Quando fala é sempre assim, totalitário, logo, radicalmente parcial. Não inclui, excluiu. Não lhe interessa complexificar, tentar encontrar diferentes pontos de vista, sugerir ou perceber as dinâmicas, mas sim apontar o dedo acusador. Quando discorre sobre a progressiva desmaterialização da música, também acontece isso.
- Nunca fiz parte de nada, não sou da era do vinil ou das editoras indie contra as multinacionais, mas parece-me que a música se foi tornando progressivamente insignificante por causa deste novo panorama digital. Antes tínhamos de sair, procurar uma loja de discos, fazer uma escolha e depois carregar qualquer coisa num saco para casa. As pessoas sentiam-se emocionalmente envolvidas com as suas escolhas, agora não me parece. Penso que tudo começou com o rap. Ouve-se em todo o lado porque soa quase sempre igual e não tem qualquer significado. Não ouvimos, por exemplo, canções de protesto em sapatarias. O mesmo com a música de dança tecno. É simplista e sem personalidade. É por isso que está nos centros comerciais, nos elevadores, em qualquer espaço. Em parte, não é ouvida. É apenas papel de parede sonoro.
Nada a não ser a música
A meio dos anos 90 encontrava-se imerso em processos judiciais (ainda o fim dos Smiths e as acusações de racismo) e mostrava-se algo renitente em lançar material novo. Mas a última década não tem sido nada má para ele. Retomou a credibilidade, lançou alguns discos bem sucedidos, tem realizado turnês lucrativas e interpreta canções dos Smiths (How soon his now?, Please, please, please let me get what I want, I know it"s over ou Still ill) nos concertos, sem crises de identidade. Com o seu país, a Inglaterra, é que ainda não se reconciliou, tendo vivido no exterior, na Itália e nos EUA, nos últimos anos.
Hoje Morrissey completa 55 anos. A maior parte das pessoas aceita que, à medida que envelhece, o processo de amadurecimento vai acontecendo. Mas ele não é qualquer pessoa.
- Tenho tido uma vida estranha até agora, por isso não tenho grandes expectativas de amadurecer de uma forma normal. Nenhum dos clichés acerca da existência se me aplica. A minha vida nunca foi muito típica. E agora também não é. O romance nunca esteve presente na minha vida. Acima de tudo tento ser lúcido. Sempre fui o meu melhor amigo. Quando nos apaixonamos por alguém, olhamos a humanidade e as pessoas de forma diferente.
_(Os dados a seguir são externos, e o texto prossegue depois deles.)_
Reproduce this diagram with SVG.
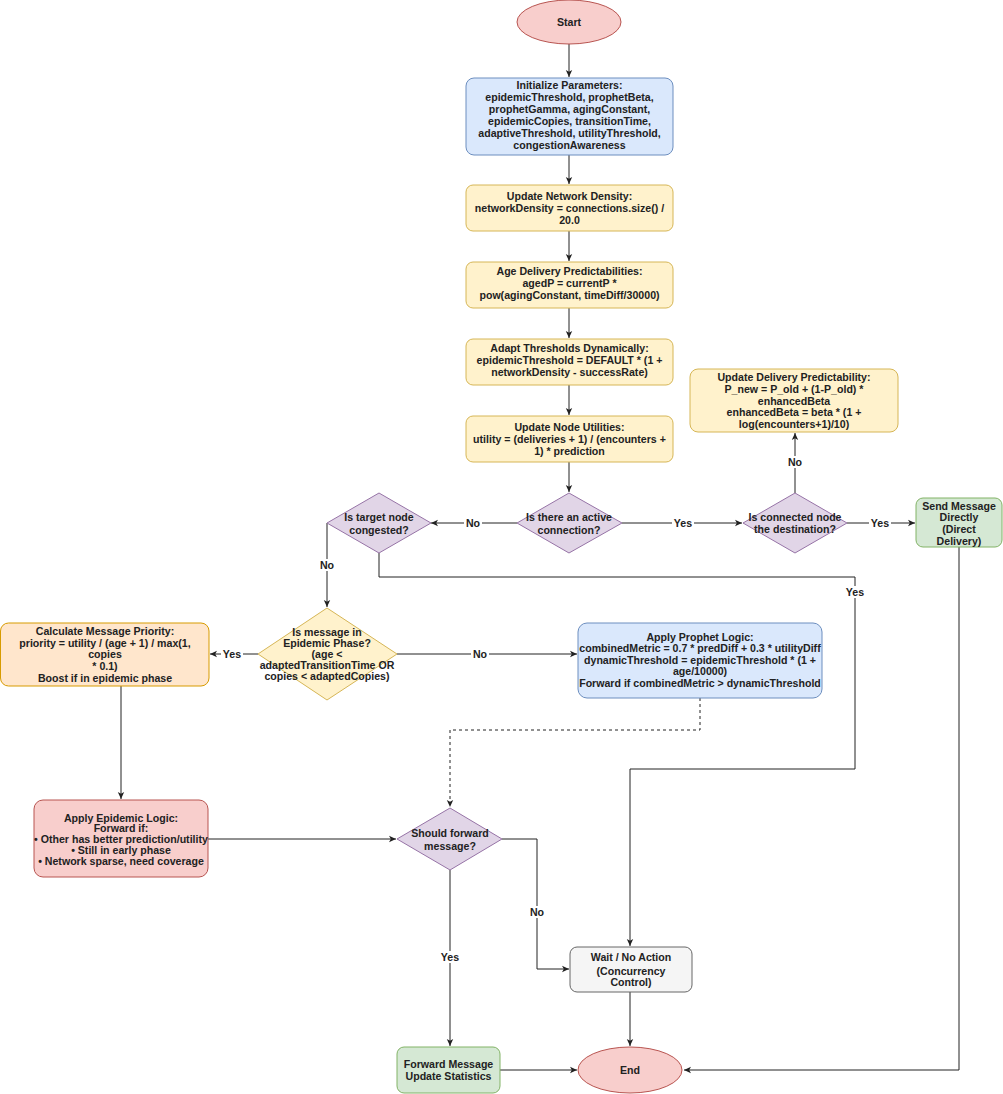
<svg xmlns="http://www.w3.org/2000/svg" width="1003" height="1094" viewBox="0 0 1003 1094">
<style>
text{font-family:"Liberation Sans",Arial,sans-serif;font-size:10.6px;font-weight:bold;fill:#222;text-anchor:middle}
.ln{fill:none;stroke:#222;stroke-width:1}
.dash{stroke-dasharray:3 3}
.blue{fill:#dae8fc;stroke:#6c8ebf}
.yel{fill:#fff2cc;stroke:#d6b656}
.pur{fill:#e1d5e7;stroke:#9673a6}
.org{fill:#ffe6cc;stroke:#d79b00}
.red{fill:#f8cecc;stroke:#b85450}
.grn{fill:#d5e8d4;stroke:#82b366}
.gry{fill:#f5f5f5;stroke:#666666}
.lb{fill:#fff}
</style>
<defs>
<marker id="ar" viewBox="0 0 8 8" refX="7" refY="4" markerWidth="8" markerHeight="8" orient="auto" markerUnits="userSpaceOnUse">
<path d="M0,0.8 L7,4 L0,7.2 L1.8,4 Z" fill="#222"/>
</marker>
</defs>

<g id="connectors">
<path class="ln" d="M569,44 V77" marker-end="url(#ar)"/>
<path class="ln" d="M569,155 V184" marker-end="url(#ar)"/>
<path class="ln" d="M569,231 V261" marker-end="url(#ar)"/>
<path class="ln" d="M569,308 V338" marker-end="url(#ar)"/>
<path class="ln" d="M569,385 V415" marker-end="url(#ar)"/>
<path class="ln" d="M569,462 V492" marker-end="url(#ar)"/>
<path class="ln" d="M517,523 H431" marker-end="url(#ar)"/>
<path class="ln" d="M622,523 H742" marker-end="url(#ar)"/>
<path class="ln" d="M847,523 H915" marker-end="url(#ar)"/>
<path class="ln" d="M795,493 V433" marker-end="url(#ar)"/>
<path class="ln" d="M327,523 V607" marker-end="url(#ar)"/>
<path class="ln" d="M379,553 V577 H855 V769 H630 V946" marker-end="url(#ar)"/>
<path class="ln" d="M959,547 V1070 H684" marker-end="url(#ar)"/>
<path class="ln" d="M258,654 H210" marker-end="url(#ar)"/>
<path class="ln" d="M397,654 H577" marker-end="url(#ar)"/>
<path class="ln" d="M121,686 V799" marker-end="url(#ar)"/>
<path class="ln dash" d="M700,698 V730 H450 V807" marker-end="url(#ar)"/>
<path class="ln" d="M208,839 H396" marker-end="url(#ar)"/>
<path class="ln" d="M502,839 H537 V969 H569" marker-end="url(#ar)"/>
<path class="ln" d="M450,870 V1046" marker-end="url(#ar)"/>
<path class="ln" d="M630,992 V1046" marker-end="url(#ar)"/>
<path class="ln" d="M500,1070 H577" marker-end="url(#ar)"/>
<g id="edge-labels">
<rect class="lb" x="464" y="517" width="18" height="12"/><text x="473" y="527">No</text>
<rect class="lb" x="672" y="517" width="22" height="12"/><text x="683" y="527">Yes</text>
<rect class="lb" x="869" y="517" width="22" height="12"/><text x="880" y="527">Yes</text>
<rect class="lb" x="786" y="456" width="18" height="12"/><text x="795" y="466">No</text>
<rect class="lb" x="318" y="559" width="18" height="12"/><text x="327" y="569">No</text>
<rect class="lb" x="844" y="586" width="22" height="12"/><text x="855" y="596">Yes</text>
<rect class="lb" x="221" y="648" width="22" height="12"/><text x="232" y="658">Yes</text>
<rect class="lb" x="471" y="648" width="18" height="12"/><text x="480" y="658">No</text>
<rect class="lb" x="528" y="906" width="18" height="12"/><text x="537" y="916">No</text>
<rect class="lb" x="439" y="951" width="22" height="12"/><text x="450" y="961">Yes</text>
</g>
</g>

<g id="start"><ellipse class="red" cx="569" cy="22" rx="52" ry="22"/><text x="569" y="26">Start</text></g>

<g id="init"><rect class="blue" x="466" y="78" width="207" height="77" rx="8"/>
<text x="569.5" y="89">Initialize Parameters:</text>
<text x="569.5" y="101">epidemicThreshold, prophetBeta,</text>
<text x="569.5" y="113">prophetGamma, agingConstant,</text>
<text x="569.5" y="125">epidemicCopies, transitionTime,</text>
<text x="569.5" y="137">adaptiveThreshold, utilityThreshold,</text>
<text x="569.5" y="149">congestionAwareness</text></g>

<g id="density"><rect class="yel" x="466" y="185" width="207" height="46" rx="7"/>
<text x="569.5" y="200">Update Network Density:</text>
<text x="569.5" y="212">networkDensity = connections.size() /</text>
<text x="569.5" y="224">20.0</text></g>

<g id="aging"><rect class="yel" x="466" y="262" width="207" height="46" rx="7"/>
<text x="569.5" y="275">Age Delivery Predictabilities:</text>
<text x="569.5" y="287">agedP = currentP *</text>
<text x="569.5" y="299">pow(agingConstant, timeDiff/30000)</text></g>

<g id="adapt"><rect class="yel" x="466" y="339" width="207" height="46" rx="7"/>
<text x="569.5" y="352">Adapt Thresholds Dynamically:</text>
<text x="569.5" y="364">epidemicThreshold = DEFAULT * (1 +</text>
<text x="569.5" y="376">networkDensity - successRate)</text></g>

<g id="utilities"><rect class="yel" x="466" y="416" width="207" height="46" rx="7"/>
<text x="569.5" y="431">Update Node Utilities:</text>
<text x="569.5" y="443">utility = (deliveries + 1) / (encounters +</text>
<text x="569.5" y="455">1) * prediction</text></g>

<g id="active"><polygon class="pur" points="569,493 622,523 569,553 517,523"/>
<text x="569" y="521">Is there an active</text>
<text x="569" y="534">connection?</text></g>

<g id="congested"><polygon class="pur" points="379,493 431,523 379,553 327,523"/>
<text x="379" y="521">Is target node</text>
<text x="379" y="534">congested?</text></g>

<g id="destination"><polygon class="pur" points="795,493 847,523 795,553 743,523"/>
<text x="795" y="521">Is connected node</text>
<text x="795" y="533">the destination?</text></g>

<g id="predictability"><rect class="yel" x="690" y="369" width="208" height="63" rx="8"/>
<text x="794" y="381">Update Delivery Predictability:</text>
<text x="794" y="393">P_new = P_old + (1-P_old) *</text>
<text x="794" y="405">enhancedBeta</text>
<text x="794" y="416">enhancedBeta = beta * (1 +</text>
<text x="794" y="428">log(encounters+1)/10)</text></g>

<g id="send"><rect class="grn" x="916" y="498" width="86" height="49" rx="7"/>
<text x="959" y="510">Send Message</text>
<text x="959" y="521">Directly</text>
<text x="959" y="533">(Direct</text>
<text x="959" y="545">Delivery)</text></g>

<g id="epidemic-phase"><polygon class="yel" points="327,608 397,654 327,700 258,654"/>
<text x="327" y="636">Is message in</text>
<text x="327" y="647">Epidemic Phase?</text>
<text x="327" y="658">(age &lt;</text>
<text x="327" y="669">adaptedTransitionTime OR</text>
<text x="327" y="680">copies &lt; adaptedCopies)</text></g>

<g id="priority"><rect class="org" x="0.5" y="623" width="208.5" height="63" rx="8"/>
<text x="105" y="635">Calculate Message Priority:</text>
<text x="105" y="647">priority = utility / (age + 1) / max(1,</text>
<text x="105" y="658">copies</text>
<text x="105" y="670">* 0.1)</text>
<text x="105" y="682">Boost if in epidemic phase</text></g>

<g id="prophet"><rect class="blue" x="578" y="623" width="244" height="75" rx="9"/>
<text x="700" y="641">Apply Prophet Logic:</text>
<text x="700" y="652">combinedMetric = 0.7 * predDiff + 0.3 * utilityDiff</text>
<text x="700" y="664">dynamicThreshold = epidemicThreshold * (1 +</text>
<text x="700" y="675">age/10000)</text>
<text x="700" y="687">Forward if combinedMetric &gt; dynamicThreshold</text></g>

<g id="epidemic-logic"><rect class="red" x="34" y="800" width="174" height="77" rx="9"/>
<text x="121" y="822">Apply Epidemic Logic:</text>
<text x="121" y="832">Forward if:</text>
<text x="121" y="843">• Other has better prediction/utility</text>
<text x="121" y="854">• Still in early phase</text>
<text x="121" y="865">• Network sparse, need coverage</text></g>

<g id="should-forward"><polygon class="pur" points="450,808 502,839 450,870 397,839"/>
<text x="450" y="837">Should forward</text>
<text x="450" y="850">message?</text></g>

<g id="wait"><rect class="gry" x="570" y="947" width="122" height="45" rx="7"/>
<text x="631" y="961">Wait / No Action</text>
<text x="631" y="975">(Concurrency</text>
<text x="631" y="986">Control)</text></g>

<g id="forward"><rect class="grn" x="397" y="1047" width="103" height="46" rx="7"/>
<text x="448.5" y="1068">Forward Message</text>
<text x="448.5" y="1080">Update Statistics</text></g>

<g id="end"><ellipse class="red" cx="630" cy="1070" rx="52" ry="23"/><text x="630" y="1074">End</text></g>
</svg>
Mas eu nunca amei nada a não ser a música.
Ouvindo-o fica-se com dúvidas se, na adolescência, não pertenceria àquele tipo de pessoas que ficava sempre à beira da pista de dança a sussurrar coisas aos ouvidos dos amigos, troçando de quem dançava e se divertia, mas secretamente desejando ser como eles. "Não, não exactamente", corrige ele, levando a pergunta muito a sério.
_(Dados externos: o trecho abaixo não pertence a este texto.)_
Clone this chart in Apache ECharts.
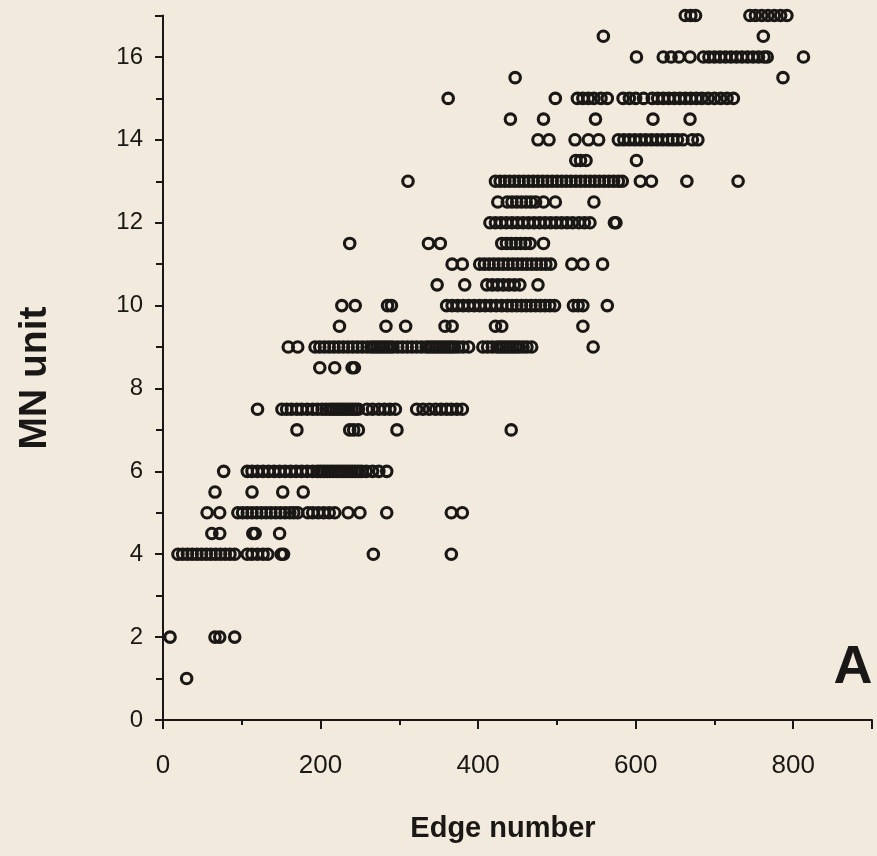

- Comecei a ir a concertos sozinho aos 12 anos. Não ia a discotecas. Aos 12 ans vi os T. Rex, aos 13 David Bowie, Lou Reed, Mott the Hoople ou Roxy Music. E continuei por aí fora ao longo da minha adolescência. Ia sempre sozinho e gostava disso, dessa sensação. Vi as pessoas certas ainda muito novo. Ramones, Patti Smith, Sex Pistols. Aos 20 anos estava exausto e tinha visto o suficiente. Apenas queria começar a fazer qualquer coisa eu próprio.
Foi isso que aconteceu, por volta de 1982. Agora, na casa dos 50, afirma-se mais desperto do que nunca. Há alguns anos, em declarações a um jornal inglês, disse que pensava abandonar a música aos 55 anos. Não só não abandonou como está prestes a lançar um novo disco. Quando lhe perguntamos se aos 60 continuará a cantar é evasivo: "Os 60 anos ainda estão longe. Se não estiver a cantar, provavelmente estarei num asilo perto de Varsóvia. O que também está bem para mim."
É assim Morrissey. Um puto adulto que não consegue crescer mais. Se isso acontecer, a sua graça desvanecer-se-á. As suas canções perderão aquele impacto primordial. E a nossa adolescência perder-se-á na dele.